4. Macros or marcro-like entities in R are likely a bigger problem than one might expect. What R calls “functions” are closures (they capture environments) with essentially Lisp FEXPR semantics. These forms were largely abandoned in later Lisps in favor of a split into functions that work in applicative order (arguments are evaluated before the function is evaluated) and macros (roughly transformations on code). According to the Wikipedia, Kent Pitman argued in 1980 that once you have macros, FEXPRs become hard to defend.
5. Point 5 probably doesn’t matter to the end users. The popular R pipe magrittr doesn’t allow this form either. Also, such an objection may be confusing substitution of expressions with substitution of values. One doesn’t expect to substitute the expression side of x <- 1 + 2 into x * 3 without some extra parenthesis. However, I feel there are likely some important points of this form that have not been discussed in a large enough venue at this time. We may all be missing something if we don’t listen to feed back such as this.
6. A lot of the issue is: R FEXPRs get their arguments un-evaluated. One can use this to implement a lot of language features (control structures, domain specific mini-languages) at the user or package level. R packages really do feel like R extensions.

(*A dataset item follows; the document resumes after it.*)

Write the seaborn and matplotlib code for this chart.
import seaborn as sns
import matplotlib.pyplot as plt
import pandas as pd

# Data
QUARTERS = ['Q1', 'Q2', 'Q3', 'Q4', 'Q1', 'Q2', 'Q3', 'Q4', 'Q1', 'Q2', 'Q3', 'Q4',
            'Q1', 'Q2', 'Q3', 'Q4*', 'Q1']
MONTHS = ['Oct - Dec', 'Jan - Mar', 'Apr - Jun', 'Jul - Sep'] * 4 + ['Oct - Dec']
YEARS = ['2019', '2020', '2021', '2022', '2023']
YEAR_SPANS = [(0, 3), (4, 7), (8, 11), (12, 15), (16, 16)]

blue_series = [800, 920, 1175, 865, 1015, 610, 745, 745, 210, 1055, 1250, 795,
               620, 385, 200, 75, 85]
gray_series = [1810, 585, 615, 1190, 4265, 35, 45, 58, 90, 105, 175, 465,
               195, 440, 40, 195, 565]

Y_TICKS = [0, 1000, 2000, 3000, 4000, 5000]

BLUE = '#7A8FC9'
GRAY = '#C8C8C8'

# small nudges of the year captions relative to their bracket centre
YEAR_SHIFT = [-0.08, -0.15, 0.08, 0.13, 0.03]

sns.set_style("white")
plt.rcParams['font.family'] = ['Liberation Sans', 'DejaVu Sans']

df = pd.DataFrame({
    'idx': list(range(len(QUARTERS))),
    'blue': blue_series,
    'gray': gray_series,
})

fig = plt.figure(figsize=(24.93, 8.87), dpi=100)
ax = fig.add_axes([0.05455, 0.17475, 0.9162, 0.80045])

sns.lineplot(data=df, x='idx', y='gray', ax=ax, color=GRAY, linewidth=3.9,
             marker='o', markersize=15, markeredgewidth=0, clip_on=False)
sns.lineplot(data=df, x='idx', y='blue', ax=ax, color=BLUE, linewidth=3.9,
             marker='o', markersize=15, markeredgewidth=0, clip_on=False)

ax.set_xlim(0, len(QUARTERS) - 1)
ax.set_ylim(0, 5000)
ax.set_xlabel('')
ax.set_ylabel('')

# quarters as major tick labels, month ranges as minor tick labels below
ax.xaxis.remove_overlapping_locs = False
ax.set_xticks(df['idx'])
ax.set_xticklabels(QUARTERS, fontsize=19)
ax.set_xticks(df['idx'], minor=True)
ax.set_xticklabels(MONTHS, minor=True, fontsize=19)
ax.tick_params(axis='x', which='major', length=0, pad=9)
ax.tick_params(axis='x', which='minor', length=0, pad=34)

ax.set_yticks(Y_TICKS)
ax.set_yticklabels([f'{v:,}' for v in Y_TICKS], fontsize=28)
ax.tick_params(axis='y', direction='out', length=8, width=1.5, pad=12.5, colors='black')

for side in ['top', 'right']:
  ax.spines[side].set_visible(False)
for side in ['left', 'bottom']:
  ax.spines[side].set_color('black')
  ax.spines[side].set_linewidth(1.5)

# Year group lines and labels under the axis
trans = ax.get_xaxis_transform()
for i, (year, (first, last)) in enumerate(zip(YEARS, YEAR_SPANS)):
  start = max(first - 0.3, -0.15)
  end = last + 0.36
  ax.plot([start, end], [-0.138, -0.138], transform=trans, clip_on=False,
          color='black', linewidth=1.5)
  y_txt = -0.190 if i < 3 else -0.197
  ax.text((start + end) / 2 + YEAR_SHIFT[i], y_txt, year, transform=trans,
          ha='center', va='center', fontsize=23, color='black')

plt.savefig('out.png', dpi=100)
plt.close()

However, FEXPRs don’t receive their arguments un-parsed, so some things are not possible at this level.
7. One of the objections to package supplied pipes is the requirement of verbose user-specified infix operators that start and end with “%“. This is why magrittr’s pipe is written as “%>%” (there are also some issues of operator precedence, but they are minor and fixed by the occasional introduction of parenthesis). data.table essentially uses “][” as a pipe operator without needing any syntactic hooks, instead relying on the self-return conventions of “[]“.

My conclusions/opinions are the following.

• A syntactic transform of the type being proposed can only be done in the core language. So some variation of the core-R proposal likely has value.
• I strongly prefer place-holders. I think it is a much more powerful convention and avoids needing to introduce lambda in many places. I think Scala uses something like this to great success. There are also great advantages of being able to pipe into expressions instead of just functions. However, I understand the base-R pipe is not my pipe, so having expressed my preference I am willing to move on.
• The community would have loved an RFC on this. The new pipe has been presented as part of the 2020 use-R conference, and announced, but comments really are not being solicited (I know that strongly includes this note).
• It would make sense to supply a second infix operator that is unbound, so packages that supply a pipe can use it as an alternate notation. If the base-R pipe’s only advantage over a package such as magrittr were going to be the notation is “|>” instead of “%>%“, then give magittr (and other packages) an additional symbol of similar quality. The unbound assignment operator “:=” is already used to great advantage in the data.table, dplyr, and wrapr packages. I ask: make some infix operator (with appropriate precedence) to the packages. Possibilities might include: “=>“, “*>“, “:>“, “:]“, “|]“, or some other current syntactically invalid fragment. I know I would love such for my own packages. Keep the better operator for base-R, but please give the packages a nice-ish one also.

All the packages could use the same new pipe symbol, and users pick which one by what package they attach. Obviously the popular choice would be magrittr, but as long as the symbol is equally available to all developers that feels fair.

And those are my very unsolicited thoughts on the new R pipe. I admit: I have dog in the race, my own pipe that I use in my own work. I feel in addition to possibly coloring my opinions (which I am trying to be careful about) that also gives me some relevant experience. I’ve already inserted one message into the R-dev email chain, so I am trying to limit my comments to this blog which is less of an imposition on R-dev subscribers.